**Stated exercise**
Print the material below exactly as it stands, please, from its first line to the line holding "bottom = bottom + df[comp].to_numpy()", with no pictures.

=== Given data ===

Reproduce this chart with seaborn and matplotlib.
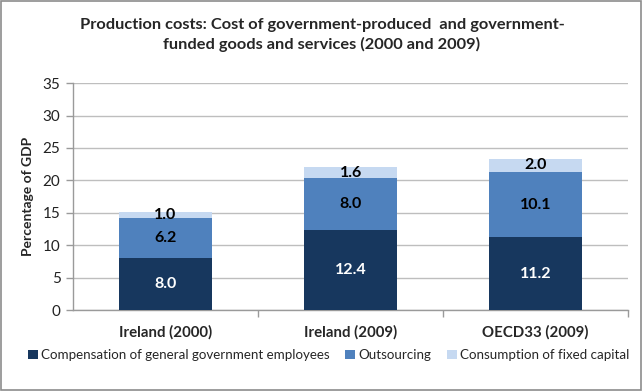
import matplotlib
matplotlib.use("Agg")
import matplotlib.pyplot as plt
import seaborn as sns
import pandas as pd
import numpy as np
from matplotlib.patches import Rectangle

categories = ["Ireland (2000)", "Ireland (2009)", "OECD33 (2009)"]
components = ["Compensation of general government employees", "Outsourcing",
              "Consumption of fixed capital"]
compensation = [8.0, 12.4, 11.2]
outsourcing = [6.2, 8.0, 10.1]
fixed_capital = [1.0, 1.6, 2.0]
yticks = [0, 5, 10, 15, 20, 25, 30, 35]

colors = ["#17375E", "#4F81BD", "#C6D9F1"]
label_colors = ["white", "black", "black"]

sns.set_theme(style="white")
plt.rcParams["font.family"] = ["Lato", "DejaVu Sans"]

df = pd.DataFrame({"category": categories,
                   components[0]: compensation,
                   components[1]: outsourcing,
                   components[2]: fixed_capital})

fig = plt.figure(figsize=(6.44, 3.92), dpi=100)
ax = fig.add_axes([0.1134, 0.209, 0.862, 0.579])

bottom = np.zeros(len(categories))
for comp, col, lcol in zip(components, colors, label_colors):
    sns.barplot(data=df, x="category", y=comp, color=col, width=0.5,
                bottom=bottom, ax=ax, label=comp, saturation=1,
                edgecolor="none", linewidth=0, zorder=3)
    cont = ax.containers[-1]
    ax.bar_label(cont, labels=[f"{v:.1f}" for v in df[comp]],
                 label_type="center", color=lcol, fontsize=11.5,
                 fontweight="bold", zorder=4)
    bottom = bottom + df[comp].to_numpy()

ax.set_ylim(0, 35)
ax.set_xlim(-0.5, 2.5)
ax.set_yticks(yticks)
ax.set_yticklabels([str(t) for t in yticks], fontsize=11, color="#222222")
ax.yaxis.grid(True, color="#BEBEBE", linewidth=1, zorder=0)
ax.set_axisbelow(True)
for s in ["top", "right"]:
    ax.spines[s].set_visible(False)
for s in ["left", "bottom"]:
    ax.spines[s].set_color("#9A9A9A")
    ax.spines[s].set_linewidth(1)
ax.tick_params(axis="y", which="major", left=True, length=5, width=1,
               color="#9A9A9A", pad=4)
ax.set_xticks([0, 1, 2])
ax.set_xticklabels(categories, fontsize=10.8, fontweight="bold")
ax.tick_params(axis="x", which="major", bottom=False, pad=5)
ax.set_xticks([0.5, 1.5, 2.5], minor=True)
ax.tick_params(axis="x", which="minor", bottom=True, length=5, width=1,
               color="#9A9A9A")
ax.set_xlabel("")
ax.set_ylabel("Percentage of GDP", fontsize=10, fontweight="bold", labelpad=6)

fig.suptitle("Production costs: Cost of government-produced  and government-\n"
             "funded goods and services (2000 and 2009)",
             x=0.5, y=0.955, fontsize=11.8, fontweight="bold", linespacing=1.45)

handles, labels = ax.get_legend_handles_labels()
leg = fig.legend(handles, labels, loc="center", bbox_to_anchor=(0.51, 0.094),
                 ncol=3, frameon=False, fontsize=9.6, handlelength=0.75,
                 handleheight=0.75, handletextpad=0.2, columnspacing=1.2)
if ax.get_legend() is not None:
    ax.get_legend().remove()

fig.patches.append(Rectangle((0.002, 0.004), 0.994, 0.993, transform=fig.transFigure,
                             fill=False, edgecolor="#8C8C8C", linewidth=1.2))

fig.savefig("out.png", dpi=100)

===

**Reply**
Reproduce this chart with seaborn and matplotlib.
import matplotlib
matplotlib.use("Agg")
import matplotlib.pyplot as plt
import seaborn as sns
import pandas as pd
import numpy as np
from matplotlib.patches import Rectangle

categories = ["Ireland (2000)", "Ireland (2009)", "OECD33 (2009)"]
components = ["Compensation of general government employees", "Outsourcing",
              "Consumption of fixed capital"]
compensation = [8.0, 12.4, 11.2]
outsourcing = [6.2, 8.0, 10.1]
fixed_capital = [1.0, 1.6, 2.0]
yticks = [0, 5, 10, 15, 20, 25, 30, 35]

colors = ["#17375E", "#4F81BD", "#C6D9F1"]
label_colors = ["white", "black", "black"]

sns.set_theme(style="white")
plt.rcParams["font.family"] = ["Lato", "DejaVu Sans"]

df = pd.DataFrame({"category": categories,
                   components[0]: compensation,
                   components[1]: outsourcing,
                   components[2]: fixed_capital})

fig = plt.figure(figsize=(6.44, 3.92), dpi=100)
ax = fig.add_axes([0.1134, 0.209, 0.862, 0.579])

bottom = np.zeros(len(categories))
for comp, col, lcol in zip(components, colors, label_colors):
    sns.barplot(data=df, x="category", y=comp, color=col, width=0.5,
                bottom=bottom, ax=ax, label=comp, saturation=1,
                edgecolor="none", linewidth=0, zorder=3)
    cont = ax.containers[-1]
    ax.bar_label(cont, labels=[f"{v:.1f}" for v in df[comp]],
                 label_type="center", color=lcol, fontsize=11.5,
                 fontweight="bold", zorder=4)
    bottom = bottom + df[comp].to_numpy()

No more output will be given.